La scène qui succède aux deux première complète
l'exposition du sujet et annonce son dénouement. Davenne rentré
chez lui s'enferme dans son bureau avec Georges, l'enfant sourd-muet, pour
lui montrer des plaques sur une lanterne magique. Il présente d'abord
des images d'insectes, puis celles de soldats morts pendant la guerre. Au
cours de la projection, l'enfant répétera avec ses mots confus
et indistincts la description fournie par Davenne de ce spectacle horrible.
L'association de ces images et d'un langage désarticulé traduit
de façon poignante la faillite de l'humain dans ce désastre
collectif. La scène poursuit le motif du générique comme
le feront de nombreuses allusions à la guerre dans le récit
: invalide poussé dans un fauteuil roulant, infirmes, palques commémoratives.
La guerre a laissé partout les marques de son passage et Davenne, avec
son corps intact, porte dans son esprit les traces de cette mutilation. Mais
dans cette scène, le cinéma est aussi explicitement associé
au souvenir des disparus. Lorsqu'il parlait à Mazet, Davenne allait
éteindre une petite lampe pour ne laisser briller que la lumière
des bougies. Pour regarder les plaques, Georges éteint lui aussi l'électricité.
La pénombre d'une veillée funèbre se confond dans ce
simple geste avec celle des salles obscures. Le culte des morts est inséparable
de celui du cinéma
Dans les trois histoires de Henry James (L'autel des morts, la
bête dans la jungle, les amis des amis) qui ont inspiré
le récit de Truffaut, il n'y avait pas d'enfant. Dans La chambre
verte, Gorges est, comme le remarquait Truffaut, "une réplique
de Julien Davenne". Il joue un rôle analogue à celui du
fils de la concierge dans Le dernier métro.
Georges, puni par Davenne pour avoir cassé une plaque, se sauvera la
nuit. Il descendra subrepticement l'escalier de la maison, comme le fera le
héros à la fin du film pour rejoindre Cécilia à
la chapelle. On le retrouvera dans une rue obscure où il brisera d'un
coup de pierre la vitrine d'un magasin pour saisir le mannequin d'une femme
au visage entouré de boucles. Au moment où il s'en empare, le
bras d'un agent de police s'abat sur son épaule. Cécilia viendra
le sortir de prison. Cette séquence, la seule dont les séquences
soient bien enchaînées dans ce film fragmenté, reproduit
la quête de Davenne : briser la séparation entre deux ordres
d'expériences, la vie et la mort, le présent et le passé,
le spectateur et le spectacle, pour s'emparer de la mère morte contre
la loi du père.
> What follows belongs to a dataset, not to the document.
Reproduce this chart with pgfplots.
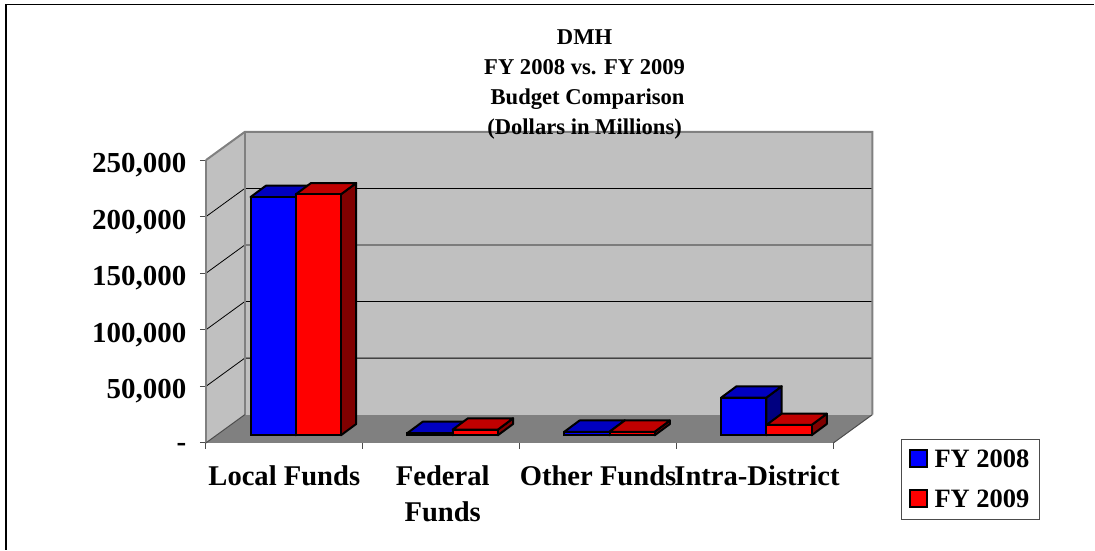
\documentclass[border=0pt]{standalone}
\usepackage{pgfplots}
\pgfplotsset{compat=1.18}
\usepackage{fontspec}
\setmainfont{Liberation Serif}
\definecolor{wall}{HTML}{C0C0C0}
\definecolor{floorc}{HTML}{808080}
\definecolor{bluetop}{HTML}{0000C0}
\definecolor{blueside}{HTML}{000080}
\definecolor{redtop}{HTML}{C00000}
\definecolor{redside}{HTML}{800000}
% depth of the bars (data units), base height of the bars
\def\dX{0.0975}\def\dY{10000}\def\bY{6800}
% x-left, x-right, value, top colour, side colour
\newcommand\barfaces[5]{%
  \edef\xa{\fpeval{#1}}\edef\xb{\fpeval{#2}}%
  \edef\xc{\fpeval{#1+\dX}}\edef\xd{\fpeval{#2+\dX}}%
  \edef\ya{\fpeval{#3+\bY}}\edef\yb{\fpeval{#3+\bY+\dY}}\edef\yc{\fpeval{\bY+\dY}}%
  \addplot[forget plot,draw=black,line width=2pt,line join=round,fill=#5] coordinates {(\xb,\bY) (\xb,\ya) (\xd,\yb) (\xd,\yc)} --cycle;
  \addplot[forget plot,draw=black,line width=2pt,line join=round,fill=#4] coordinates {(\xa,\ya) (\xb,\ya) (\xd,\yb) (\xc,\yb)} --cycle;
}
\begin{document}
\begin{tikzpicture}[x=1pt,y=1pt]
\path (0,0) rectangle (1095,550);
\draw[black,line width=1.6pt] (6,0) -- (6,545.5) -- (1095,545.5);
\begin{axis}[
  at={(206pt,106.7pt)},anchor=origin,
  scale only axis,width=628pt,height=283pt,
  xmin=0,xmax=4,ymin=0,ymax=250000,
  clip=false,
  scaled y ticks=false,
  axis x line*=bottom,axis y line*=left,
  axis line style={draw=black!70,line width=1pt,-},
  xtick={0,1,2,3,4},
  xticklabels={},
  extra x ticks={0.5,1.51,2.5,3.513},
  extra x tick labels={Local Funds,Federal\\Funds,Other Funds,Intra-District},
  extra x tick style={tick style={draw=none},
    xticklabel style={align=center,font=\fontsize{28.6}{36}\selectfont\bfseries,yshift=-13pt}},
  major tick length=6pt,
  tick align=outside,
  ytick={0,50000,100000,150000,200000,250000},
  yticklabels={{\raisebox{-4pt}{-}},{50,000},{100,000},{150,000},{200,000},{250,000}},
  yticklabel style={font=\fontsize{29}{30}\selectfont\bfseries,xshift=-10pt,yshift=-5pt,anchor=east},
  tick style={draw=black!70,line width=1pt},
  legend style={at={(axis description cs:1.1072,0.0131)},anchor=north west,
    draw=black!70,line width=0.8pt,font=\fontsize{26.5}{28}\selectfont\bfseries,
    inner xsep=7.5pt,inner ysep=8.5pt,row sep=17pt,
    legend cell align=left},
  legend image code/.code={\draw[draw=black,line width=2pt,fill=#1] (3pt,-7.5pt) rectangle (20pt,9.5pt);},
]
% floor
\addplot[forget plot,draw=none,fill=floorc] coordinates {(0,0) (4,0) (4.248,25000) (0.248,25000)} --cycle;
% side wall
\addplot[forget plot,draw=none,fill=wall] coordinates {(0,0) (0.248,25000) (0.248,275000) (0,250000)} --cycle;
% back wall
\addplot[forget plot,draw=none,fill=wall] coordinates {(0.248,25000) (4.248,25000) (4.248,275000) (0.248,275000)} --cycle;
% gridlines
\addplot[forget plot,black,line width=0.8pt] coordinates {(0,50000) (0.248,75000) (4.248,75000)};
\addplot[forget plot,black,line width=0.8pt] coordinates {(0,100000) (0.248,125000) (4.248,125000)};
\addplot[forget plot,black,line width=0.8pt] coordinates {(0,150000) (0.248,175000) (4.248,175000)};
\addplot[forget plot,black,line width=0.8pt] coordinates {(0,200000) (0.248,225000) (4.248,225000)};
% wall frame
\addplot[forget plot,floorc,line width=2pt] coordinates {(0,250000) (0.248,275000) (4.248,275000) (4.248,25000)};
\addplot[forget plot,floorc,line width=2pt] coordinates {(0.248,25000) (0.248,275000)};
\addplot[forget plot,floorc,line width=2pt] coordinates {(0,0) (0,250000)};
\addplot[forget plot,black!70,line width=1pt] coordinates {(4,0) (4.248,25000)};
\addplot[forget plot,black!70,line width=1pt] coordinates {(0,0) (0.248,25000)};
% FY 2008
\barfaces{0.285}{0.573}{210600}{bluetop}{blueside}
\barfaces{1.285}{1.573}{2000}{bluetop}{blueside}
\barfaces{2.285}{2.573}{3100}{bluetop}{blueside}
\barfaces{3.285}{3.573}{33300}{bluetop}{blueside}
\addplot[forget plot,ybar,bar width=45.2pt,bar shift=0pt,draw=black,line width=2pt,fill=blue,yshift=7.7pt]
  coordinates {(0.429,210600) (1.429,2000) (2.429,3100) (3.429,33300)};
% FY 2009
\barfaces{0.573}{0.861}{213000}{redtop}{redside}
\barfaces{1.573}{1.861}{5000}{redtop}{redside}
\barfaces{2.573}{2.861}{3100}{redtop}{redside}
\barfaces{3.573}{3.861}{9100}{redtop}{redside}
\addplot[forget plot,ybar,bar width=45.2pt,bar shift=0pt,draw=black,line width=2pt,fill=red,yshift=7.7pt]
  coordinates {(0.717,213000) (1.717,5000) (2.717,3100) (3.717,9100)};
\addlegendimage{blue}\addlegendentry{\hspace*{5pt}FY 2008}
\addlegendimage{red}\addlegendentry{\hspace*{5pt}FY 2009}
\end{axis}
\node[font=\fontsize{22.6}{29.8}\selectfont\bfseries,align=center,anchor=center] at (585,465.5) {DMH\\FY 2008 vs. FY 2009\\\hspace*{6pt}Budget Comparison\\(Dollars in Millions)};
\end{tikzpicture}
\end{document}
Le lieu obscur et profond où l'on enferme l'enfant
évoque les lieux de délinquance que l'on retrouve souvent dans
les films de Truffaut : la cellule d'Antoine Doinel, la cave de Luca Steiner.
Mais l'aventure du petit Georges reprend aussi le rêve de La
nuit américaine où Ferrand se voyait, enfant, allant voler
la nuit les photos de Citizen Kane,
Rosebud, la mère perdue. Dans la première version de La chambre
verte (qui s'appelait alors La disparue) Truffaut nommait le héros
Ferrand, comme son metteur en scène, lui aussi sourd comme Georges.
Chez Truffaut, le jeu des analogies est interminable.
"
Source : Anne Gillain : François Truffaut, le secret perdu
Note : on évitera de comparer la poupée de cire à l'effigie de la femme aimée avec celle de Bunuel dans La vie criminelle d'Archibald de la Cruz où le cinéaste s'amuse dans un de ses films les plus lumineux.